TOKYO -- Japan's new era name will be announced on April 1, one month before the current crown prince ascends to the throne, Prime Minister Shinzo Abe has decided.
The current emperor, Akihito, will be the first to abdicate since Japan established a constitutional government. There is also no precedent for an era name to be made public before the new emperor's ascension.
The gengo, or era name used for the length of an emperor's reign, will be unveiled soon after receiving cabinet approval the same day. It will be chosen in accordance with the Era Name Act and follow the same procedure used during the last changeover from Showa to Heisei in 1989.

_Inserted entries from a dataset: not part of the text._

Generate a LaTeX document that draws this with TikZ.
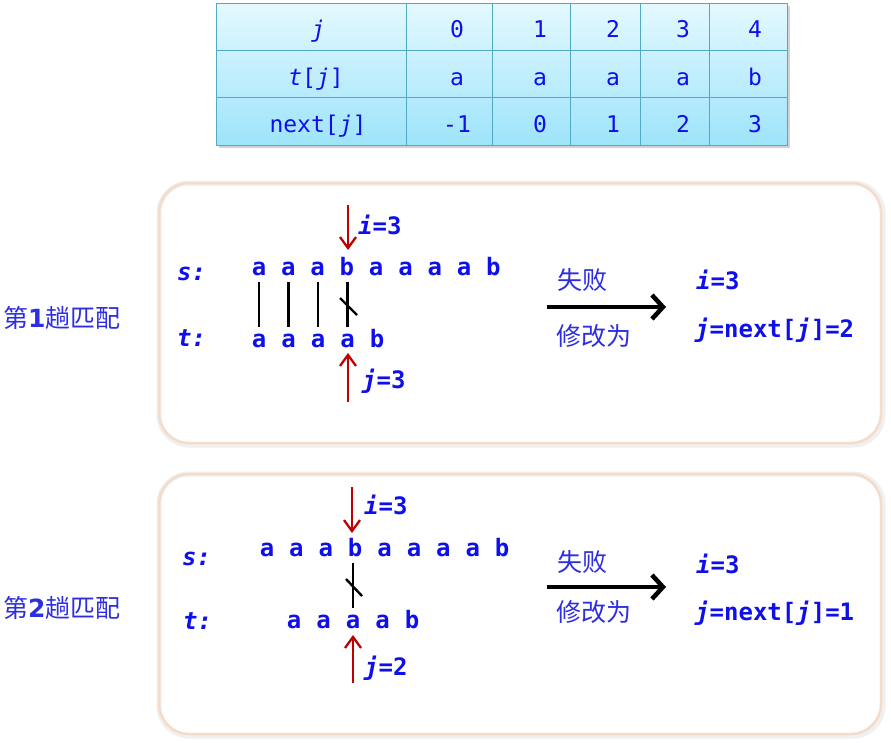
\documentclass[tikz,border=0pt]{standalone}
\usepackage{fontspec}
\setmainfont{DejaVu Sans}
\newfontfamily\mono{DejaVu Sans Mono}
\newfontfamily\cjk{Noto Sans CJK SC}
\usetikzlibrary{arrows.meta,calc}
\definecolor{txtblue}{RGB}{15,15,235}
\definecolor{cjkblue}{RGB}{45,45,225}
\definecolor{arrred}{RGB}{190,0,0}
\definecolor{gridc}{RGB}{80,170,195}
\definecolor{tabtop}{RGB}{228,249,255}
\definecolor{tabbot}{RGB}{158,228,250}
\definecolor{panelc}{RGB}{244,220,202}
\newcommand\lfont{\mono\bfseries\fontsize{24}{28}\selectfont}
\newcommand\tfont{\mono\fontsize{23}{27}\selectfont}
\newcommand\cfont{\cjk\fontsize{25}{29}\selectfont}
\tikzset{
  letter/.style={anchor=base, inner sep=0pt, text=txtblue, font=\lfont},
  lab/.style={anchor=base west, inner sep=0pt, text=txtblue, font=\lfont},
  tabtxt/.style={anchor=base, inner sep=0pt, text=txtblue, font=\tfont},
  cjklab/.style={anchor=west, inner sep=0pt, text=cjkblue, font=\cfont},
  panel/.style={draw=panelc, line width=2.5pt, rounded corners=30pt, minimum width=722pt, minimum height=260pt, inner sep=0pt},
  panelshadow/.style={draw=gray!12, line width=5pt, rounded corners=30pt, minimum width=724pt, minimum height=262pt, inner sep=0pt},
  matchline/.style={draw=black, line width=2.8pt, shorten <=7pt, shorten >=20pt},
  slash/.style={draw=black, line width=2.4pt},
  redarr/.style={draw=arrred, line width=2.3pt, -{Straight Barb[length=11pt,width=16pt]}},
  bigarr/.style={draw=black, line width=4.5pt, -{Straight Barb[length=11pt,width=24pt]}}
}
\begin{document}
\begin{tikzpicture}[x=1pt,y=-1pt]
\useasboundingbox[fill=white] (0,0) rectangle (891,742);
% ---------- table ----------
\fill[gray!35] (219,6) rectangle (790,148);
\shade[top color=tabtop,bottom color=tabbot] (216,3) rectangle (787,145);
\draw[gridc, line width=1pt] (216,3) rectangle (787,145);
\foreach \x in {406,492,570,640,709} \draw[gridc,line width=1pt] (\x,3) -- (\x,145);
\foreach \y in {50,97} \draw[gridc,line width=1pt] (216,\y) -- (787,\y);
\node[tabtxt] (hj) at (318,37) {\itshape j};
\node[tabtxt] (htj) at (316,85) {{\itshape t}[{\itshape j}]};
\node[tabtxt] (hnj) at (318,132) {next[{\itshape j}]};
\foreach [count=\k] \x/\a/\b/\c in {457/0/a/-1,540/1/a/0,613/2/a/1,683/3/a/2,755/4/b/3}{
  \node[tabtxt] (jv\k) at (\x,37) {\a};
  \node[tabtxt] (tv\k) at (\x,85) {\b};
  \node[tabtxt] (nv\k) at (\x,132) {\c};
}
% ---------- panels ----------
\node[panelshadow] (panel1s) at (521,314) {};
\node[panel] (panel1) at (520,313) {};
\node[panelshadow] (panel2s) at (521,605) {};
\node[panel] (panel2) at (520,604) {};
% ---------- row labels ----------
\node[cjklab] (round1) at (3,318) {第{\fontspec{DejaVu Sans}\bfseries 1}趟匹配};
\node[cjklab] (round2) at (3,608) {第{\fontspec{DejaVu Sans}\bfseries 2}趟匹配};
% ---------- panel 1 ----------
\node[lab] (p1slab) at (177,280) {\itshape s:};
\node[lab] (p1tlab) at (177,346) {\itshape t:};
\foreach [count=\k] \c in {a,a,a,b,a,a,a,a,b}
  \node[letter] (p1s\k) at ({259+29.3*(\k-1)},275) {\c};
\foreach [count=\k] \c in {a,a,a,a,b}
  \node[letter] (p1t\k) at ({259+29.5*(\k-1)},347) {\c};
\foreach \k in {1,2,3,4} \draw[matchline] (p1t\k.base |- p1s\k.base) -- (p1t\k.base);
\coordinate (p1x1) at (340,298); \coordinate (p1x2) at (357,315);
\draw[slash] (p1x1) -- (p1x2);
\coordinate (p1ia) at (348,205); \coordinate (p1ib) at (348,250);
\draw[redarr] (p1ia) -- (p1ib);
\coordinate (p1ja) at (348,402); \coordinate (p1jb) at (348,353);
\draw[redarr] (p1ja) -- (p1jb);
\node[lab] (p1i) at (358,234) {{\itshape i}=3};
\node[lab] (p1j) at (362,388) {{\itshape j}=3};
\node[cjklab] (p1fail) at (557,280) {失败};
\node[cjklab] (p1mod) at (556,336) {修改为};
\coordinate (p1aa) at (547,307); \coordinate (p1ab) at (666,307);
\draw[bigarr] (p1aa) -- (p1ab);
\node[lab] (p1ri) at (696,289) {{\itshape i}=3};
\node[lab] (p1rj) at (695,337) {{\itshape j}=next[{\itshape j}]=2};
% ---------- panel 2 ----------
\node[lab] (p2slab) at (182,565) {\itshape s:};
\node[lab] (p2tlab) at (183,629) {\itshape t:};
\foreach [count=\k] \c in {a,a,a,b,a,a,a,a,b}
  \node[letter] (p2s\k) at ({267+29.4*(\k-1)},556) {\c};
\foreach [count=\k] \c in {a,a,a,a,b}
  \node[letter] (p2t\k) at ({294+29.5*(\k-1)},628) {\c};
\draw[matchline] (p2t3.base |- p2s4.base) -- (p2t3.base);
\coordinate (p2x1) at (346,579); \coordinate (p2x2) at (362,596);
\draw[slash] (p2x1) -- (p2x2);
\coordinate (p2ia) at (352,487); \coordinate (p2ib) at (352,533);
\draw[redarr] (p2ia) -- (p2ib);
\coordinate (p2ja) at (353,683); \coordinate (p2jb) at (353,635);
\draw[redarr] (p2ja) -- (p2jb);
\node[lab] (p2i) at (364,514) {{\itshape i}=3};
\node[lab] (p2j) at (364,675) {{\itshape j}=2};
\node[cjklab] (p2fail) at (557,562) {失败};
\node[cjklab] (p2mod) at (556,612) {修改为};
\coordinate (p2aa) at (547,587); \coordinate (p2ab) at (666,587);
\draw[bigarr] (p2aa) -- (p2ab);
\node[lab] (p2ri) at (696,573) {{\itshape i}=3};
\node[lab] (p2rj) at (695,620) {{\itshape j}=next[{\itshape j}]=1};
\end{tikzpicture}
\end{document}
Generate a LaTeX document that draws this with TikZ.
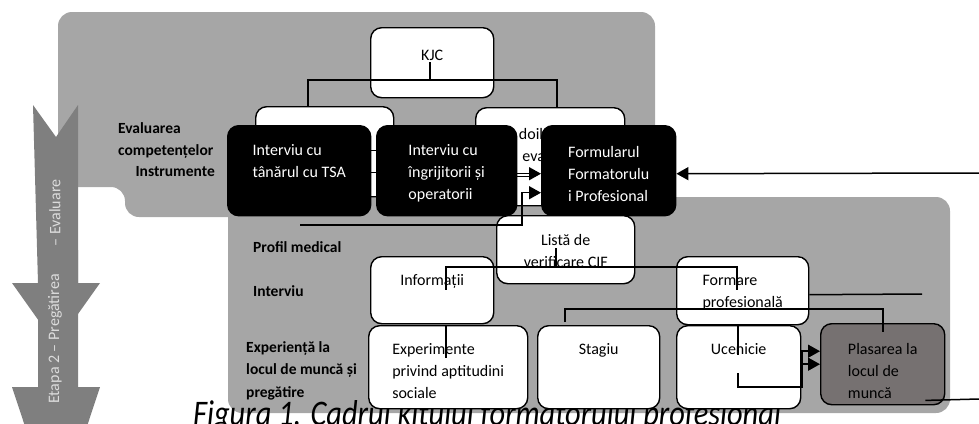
\documentclass[tikz,border=0pt]{standalone}
\usepackage{fontspec}
\setmainfont{Carlito}
\usepackage{tikz}
\usetikzlibrary{arrows.meta}

\definecolor{panelgray}{HTML}{A6A6A6}
\definecolor{arrowgray}{HTML}{7F7F7F}
\definecolor{placegray}{HTML}{767171}
\definecolor{arrowtext}{HTML}{DCDCDC}

% lines of a box, first baseline on top
\newcommand{\ml}[1]{\begin{tabular}[t]{@{}l@{}}#1\end{tabular}}
\newcommand{\mc}[1]{\begin{tabular}[t]{@{}c@{}}#1\end{tabular}}

\begin{document}
\begin{tikzpicture}[
        x=1pt, y=-1pt,
        box/.style={draw, line width=1.4pt, rounded corners=11pt, fill=white, anchor=north west,
            inner xsep=4pt, inner ysep=0pt, text height=30pt,
            font=\fontsize{16}{21.7}\selectfont},
        lbl/.style={inner sep=0pt, anchor=base west, font=\fontsize{15.5}{22.5}\selectfont\bfseries}
        ]
    % Define styles
    \tikzstyle{blackbox} = [box, fill=black, text=white]
    \tikzstyle{conn} = [line width=1.5pt]
    \tikzstyle{tip} = [-{Triangle[length=12pt,width=13pt]}]

    \useasboundingbox (0,0) rectangle (979,423);

    % Background panels
    \fill[panelgray, rounded corners=14pt] (58,187) -- (58,12) -- (655,12) -- (655,217) -- (125,217) -- (125,187) -- cycle;
    \fill[panelgray, rounded corners=14pt] (228,197) rectangle (950,413);

    % Stage arrow on the left
    \fill[arrowgray] (38,250) -- (78,250) -- (78,387) -- (100,387) -- (56,520) -- (12,387) -- (38,387) -- cycle;
    \fill[arrowgray] (33,105) -- (56,137) -- (78,105) -- (78,283) -- (100,283) -- (56,345) -- (12,283) -- (38,283) -- cycle;
    \node[rotate=90, text=arrowtext, font=\fontsize{16}{19}\selectfont] (prep) at (55,339) {Etapa 2 – Pregătirea};
    \node[rotate=90, text=arrowtext, font=\fontsize{16}{19}\selectfont] (evalst) at (55,213) {– Evaluare};

    % Caption
    \node[anchor=base west, inner sep=0pt, xscale=0.845, font=\fontsize{36}{40}\selectfont\itshape] (capt) at (193,425) {Figura 1. Cadrul kitului formatorului profesional};

    % Row labels
    \node[lbl] (evallbl) at (118,133) {\ml{Evaluarea\\competențelor}};
    \node[lbl, anchor=base east] (instrlbl) at (215,176) {Instrumente};
    \node[lbl] (medlbl) at (253,252) {Profil medical};
    \node[lbl] (intlbl) at (253,296) {Interviu};
    \node[lbl] (explbl) at (246,352) {\ml{Experiență la\\locul de muncă și\\pregătire}};

    % Assessment nodes
    \node[box, minimum width=123pt, text height=33pt, text depth=37pt] (kjc) at (370,27) {KJC};
    \node[box, minimum width=138pt, text depth=60pt] (prim) at (255,106) {};
    \node[box, text width=99pt, inner xsep=25pt, text height=32pt, text depth=66pt] (doilea) at (475,107) {\ml{Al doilea\\de evaluare}};

    % KJC tree
    \coordinate (kjcstem) at (430,62);
    \coordinate (primtop) at (308,106);
    \coordinate (doileatop) at (557,107);
    \draw[conn] (kjcstem) -- ++(0,18) -| (primtop);
    \draw[conn] (kjcstem) -- ++(0,18) -| (doileatop);

    % Instrument nodes
    \node[blackbox, minimum width=143pt, text depth=60pt] (intv1) at (227,125) {\ml{Interviu cu\\tânărul cu TSA}};
    \node[blackbox, minimum width=140pt, text depth=60pt] (intv2) at (376,125) {\ml{Interviu cu\\îngrijitorii și\\operatorii}};
    \node[blackbox, minimum width=134pt, text height=32pt, text depth=58pt] (form) at (541,125) {\ml{Formularul\\Formatorulu\\i Profesional}};

    % Lower panel nodes
    \node[box, minimum width=138pt, text depth=38pt] (lista) at (496,215) {\mc{Listă de\\verificare CIF}};
    \node[box, minimum width=123pt, text height=29pt, text depth=38pt] (info) at (370,256) {Informații};
    \node[box, minimum width=132pt, text height=29pt, text depth=39pt] (formare) at (676,256) {\ml{Formare\\profesională}};
    \node[box, minimum width=159pt, text height=29pt, text depth=54pt] (exper) at (368,325) {\ml{Experimente\\privind aptitudini\\sociale}};
    \node[box, minimum width=122pt, text height=29pt, text depth=54pt] (stagiu) at (537,325) {Stagiu};
    \node[box, minimum width=124pt, text height=29pt, text depth=54pt] (ucen) at (676,325) {Ucenicie};
    \node[box, fill=placegray, minimum width=124pt, text height=31pt, text depth=50pt] (plas) at (820,323) {\ml{Plasarea la\\locul de\\muncă}};

    % Instrument connectors
    \draw[conn] ([yshift=20pt]intv1.east) -- ([yshift=20pt]intv2.west);
    \draw[conn] ([yshift=-2pt]intv1.east) -- ([yshift=-2pt]intv2.west);
    \draw[conn, tip] ([yshift=-3pt]intv2.east) -- ([yshift=-3pt]form.west);
    \draw[conn] ([yshift=-6pt]intv2.east) -- ([yshift=-6pt,xshift=-8pt]form.west);
    \coordinate (medln) at (300,225);
    \draw[conn, tip] (medln) -| ([xshift=-19pt,yshift=-22pt]form.west) -- ([yshift=-22pt]form.west);
    \coordinate (rightin) at (979,173);
    \draw[conn, tip] (rightin) -- ([yshift=-3pt]form.east);

    % Lower panel connectors
    \coordinate (listastem) at (556,248);
    \coordinate (infoln) at (446,290);
    \coordinate (formln) at (737,290);
    \draw[conn] (listastem) -- ++(0,19) -| (infoln);
    \draw[conn] (listastem) -- ++(0,19) -| (formln);
    \coordinate (formright) at (922,294);
    \draw[conn] ([yshift=-4pt]formare.east) -- (formright);
    \coordinate (stagtop) at (565,322);
    \coordinate (plastop) at (883,332);
    \draw[conn] (stagtop) -- ++(0,-13) -| (plastop);
    \coordinate (expstem) at (446,358);
    \draw[conn] (exper.north -| expstem) -- (expstem);
    \coordinate (ucenstem) at (738,355);
    \draw[conn] (ucen.north -| ucenstem) -- (ucenstem);
    \coordinate (ucenbot) at (738,373);
    \draw[conn, tip] (ucenbot) -- ++(0,14) -| ([xshift=-18pt]plas.west) -- (plas.west);
    \draw[conn, tip] ([xshift=-18pt]plas.west) |- ([yshift=13pt]plas.west);
    \coordinate (plasout) at (979,399);
    \draw[conn] ([shift={(-20pt,5pt)}]plas.south east) -- (plasout);

\end{tikzpicture}
\end{document}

The entire cabinet will make a decision on April 1 after listening to several proposals from a panel of experts, followed by the opinions of the speaker and vice speaker of the upper and lower houses of the Diet. The name will then be revealed by the chief cabinet secretary. Emperor Akihito is expected to sign a cabinet order the same day to approve the change for May 1.
The government decided to reveal the name a month before Crown Prince Naruhito's enthronement to reduce confusion and ease the transition for citizens, despite some sentiment from within the ruling Liberal Democratic Party for it to be revealed on the day of ascension, as is traditional.
The new era name must hold a meaning in line with citizen's ideals, be two characters long and be easy to read and write. It is typically drawn from Chinese classical texts. The government has already commissioned experts to prepare a list of proposals.